We’re nearing the end of our series looking at each of the 9 stages in Admiralty’s guide for getting ready for the new ECDIS regulations
The eighth stage of ECDIS transition is the transition itself, when all the training, procedures, installation and approvals come together onboard ship. From here, there is no turning back but our ECDIS expert Paul Hailwood says the process to date should mean that the company and the ships are prepared for the changeover.
Companies that have already made the switch have identified onboard transition as an important practical stage and the evidence suggests it should be company-led rather than making it the responsibility of the master and his officers.
“It might not seem a big topic, but if it’s handled incorrectly it can have a big impact. You’ve got the equipment, you’ve done the training, the Flag State is happy, your ship is ready to roll and what you’re asking yourself as a company is: how are we going to make that actual transition?” he says.
This might mean a ‘once and for all’ switch from paper to Electronic Navigational Charts, but more likely it will mean a gradual transition, reducing the reliance on paper over time. The choice will depend to some extent on whether the ship concerned is the first to transition or the part of a fleet which is already moving to ECDIS.
The length of time taken could vary between weeks and months to ensure that enough time has been allowed for officers and crew to gain the onboard experience they need to navigate safely and with confidence.
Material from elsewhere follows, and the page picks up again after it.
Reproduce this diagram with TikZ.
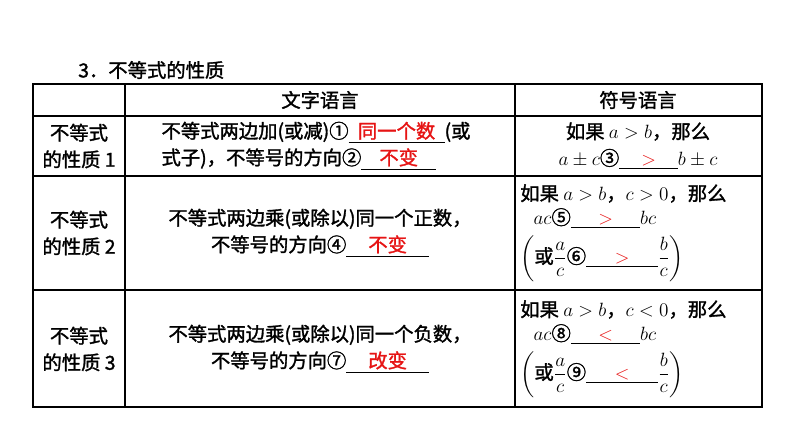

During this period the bridge team will be able to put new navigation procedures into practice and seek clarification and review if required.
Overall ECDIS strategy, bridge team experience and even regional requirements can all make a difference, but the company should have a policy for its approach that means all parties are aware of what the changes mean to them.
“When it’s the first ship and the first officers in a fleet to go through transition, the company might put in a long stretch as the bedding-in period and during that time they will gradually reduce paper charts,” Hailwood continues.
But Hailwood says the transition cannot be open-ended. The danger of allowing too long for transition is that the ship has to double its workload, running full paper charts and ECDIS, creating inefficiencies and the risk that officers will fail to complete required tasks correctly
There is, he adds, a need to pay close attention while the transition is being made. An important role for the company is establishing a shore-based ECDIS mentor officer who fully understands and appreciates the ECDIS issues on board the ships and can provide appropriate response.
“Support could mean having a consultant, a manufacturer’s representative or technical support from the shore office onboard for a while and it should also include a bridge officer who has already navigated on ECDIS to bring an additional level of practical experience,” he adds. “It depends on the experience and expertise inside the company, but they shouldn’t assume that this is a big bang – it’s how you are going to manage that transition over time.”
Even done properly, there may be some nervousness to begin with, but one of the common themes in ECDIS adoption is that navigators seldom if ever want to go back once they have made the move to digital navigation.
“That’s certainly the intention,” Hailwood says. “Once the crew is sailing on ECDIS, the benefits become clear and the improvements in safety are tangible. You will learn a lot from the first transition and that will help the next ship, the next ship and all those that follow.”